Charles County Public Schools (CCPS) held New Teacher Orientation Aug. 17 to 19 — a three-day hybrid of virtual and in-person trainings. Topics covered an analysis of standards, curriculum and instructional resources, classroom management in a virtual world and training on Synergy, the student management system. Other trainings targeted each grade, subject or educational program. CCPS has hired 149 new teachers for this school year.
The school system has 33 teaching positions open as of mid-August.
Current job openings can be viewed here.
This school year will start unlike any other in the history of CCPS. Students return to school on Aug. 31, without physically going into buildings. Teachers will conduct classes virtually.
“The not knowing what it’s going to be like,” is a question, Hannah Brown, a special education teacher at the F.B. Gwynn Educational Center, said. “… Not knowing what to expect.
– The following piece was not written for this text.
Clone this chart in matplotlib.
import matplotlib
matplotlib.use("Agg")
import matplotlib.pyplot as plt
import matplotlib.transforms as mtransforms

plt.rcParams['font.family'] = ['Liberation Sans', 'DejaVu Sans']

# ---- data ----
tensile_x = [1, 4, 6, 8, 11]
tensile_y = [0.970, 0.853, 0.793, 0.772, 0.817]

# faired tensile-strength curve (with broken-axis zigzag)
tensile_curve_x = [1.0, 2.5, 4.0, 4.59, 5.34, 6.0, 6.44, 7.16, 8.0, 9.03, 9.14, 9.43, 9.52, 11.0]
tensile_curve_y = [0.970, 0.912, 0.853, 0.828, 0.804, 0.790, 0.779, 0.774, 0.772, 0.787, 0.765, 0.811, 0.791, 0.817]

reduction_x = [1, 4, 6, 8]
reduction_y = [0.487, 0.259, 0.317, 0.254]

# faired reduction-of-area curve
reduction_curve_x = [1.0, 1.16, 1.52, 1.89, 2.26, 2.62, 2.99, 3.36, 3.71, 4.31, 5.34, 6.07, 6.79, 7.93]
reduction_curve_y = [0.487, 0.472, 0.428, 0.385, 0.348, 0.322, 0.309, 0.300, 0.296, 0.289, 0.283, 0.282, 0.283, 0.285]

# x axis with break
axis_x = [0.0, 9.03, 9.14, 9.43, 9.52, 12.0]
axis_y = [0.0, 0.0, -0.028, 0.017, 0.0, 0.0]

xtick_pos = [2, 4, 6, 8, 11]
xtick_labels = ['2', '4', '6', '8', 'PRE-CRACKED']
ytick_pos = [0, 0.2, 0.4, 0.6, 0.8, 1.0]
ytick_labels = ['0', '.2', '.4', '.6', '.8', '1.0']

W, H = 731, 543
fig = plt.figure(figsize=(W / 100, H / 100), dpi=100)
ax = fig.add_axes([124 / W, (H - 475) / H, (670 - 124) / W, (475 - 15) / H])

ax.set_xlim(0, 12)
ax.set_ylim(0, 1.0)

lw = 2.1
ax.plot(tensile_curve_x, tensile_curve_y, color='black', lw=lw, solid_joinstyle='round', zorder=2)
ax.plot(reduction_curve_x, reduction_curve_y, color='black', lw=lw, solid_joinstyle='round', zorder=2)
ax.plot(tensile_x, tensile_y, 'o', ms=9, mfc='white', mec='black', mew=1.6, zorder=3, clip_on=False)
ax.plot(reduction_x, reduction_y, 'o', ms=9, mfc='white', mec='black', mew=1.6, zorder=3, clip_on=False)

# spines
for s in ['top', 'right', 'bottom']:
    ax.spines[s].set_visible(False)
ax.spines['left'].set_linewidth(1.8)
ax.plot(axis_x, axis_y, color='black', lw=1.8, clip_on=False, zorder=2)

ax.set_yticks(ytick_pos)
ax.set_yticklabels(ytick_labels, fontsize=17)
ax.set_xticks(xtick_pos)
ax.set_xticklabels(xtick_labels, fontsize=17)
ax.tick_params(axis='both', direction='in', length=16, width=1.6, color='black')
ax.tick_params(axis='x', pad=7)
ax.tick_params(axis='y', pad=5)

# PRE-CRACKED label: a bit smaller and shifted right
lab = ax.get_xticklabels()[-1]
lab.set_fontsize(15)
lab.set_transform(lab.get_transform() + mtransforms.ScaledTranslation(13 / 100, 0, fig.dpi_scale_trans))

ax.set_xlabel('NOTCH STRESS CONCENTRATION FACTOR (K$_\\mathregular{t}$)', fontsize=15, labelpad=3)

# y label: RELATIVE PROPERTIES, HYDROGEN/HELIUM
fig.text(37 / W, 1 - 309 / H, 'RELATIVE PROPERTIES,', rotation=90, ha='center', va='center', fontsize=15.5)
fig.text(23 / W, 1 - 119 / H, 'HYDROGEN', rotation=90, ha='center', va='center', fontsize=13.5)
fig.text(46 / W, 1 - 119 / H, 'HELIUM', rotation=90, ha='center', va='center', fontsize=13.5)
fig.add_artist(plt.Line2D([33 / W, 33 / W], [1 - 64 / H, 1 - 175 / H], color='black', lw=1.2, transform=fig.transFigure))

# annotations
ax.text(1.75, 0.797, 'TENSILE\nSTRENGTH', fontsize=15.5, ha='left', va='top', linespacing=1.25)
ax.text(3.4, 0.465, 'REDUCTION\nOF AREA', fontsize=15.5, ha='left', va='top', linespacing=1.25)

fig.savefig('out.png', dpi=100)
But I’m looking forward to the opportunity to build relationships with my students’ families. That’s an upside.”
Brown’s mother is an occupational therapist who inspired her to want to work with children with special needs. Working at Gwynn is a sort of homecoming for Brown who will set up in the same classroom she helped out in while in the Teacher Academy of Maryland (TAM) program at La Plata High School.
Charmen Holbrook taught kindergarten for two years in Prince George’s County Public Schools before coming to CCPS where she’ll teach the same grade at J.P. Ryon Elementary School. She is still working on different ways to keep her students engaged and energized, knowing she will have to bring something extra. “I’m going to make it as interactive as possible,” she said. “There has to be something fun to engage them.”
Middle-school band students seem eager to get back to school and their instruments, Zoë Smith, a new instrumental music teacher at Mattawoman Middle School, found out.
Smith recently moved to the area with her husband, a trumpet player in the U.S. Navy Band Cruisers. Smith, who also plays the trumpet, was influenced to go into teaching after having college professors who worked with her improve her musical skills. “I wanted to give that back to someone else,” she said. “I wanted to help kids.”
“Figuring out how to teach when the kids can’t be together, playing at once,” might prove to be a challenge, she said. But Smith is heartened to see that starting the school year virtually didn’t dampen students’ interest in band. “I was happy to see that so many kids still signed up for band, even though band is not what it used to be.”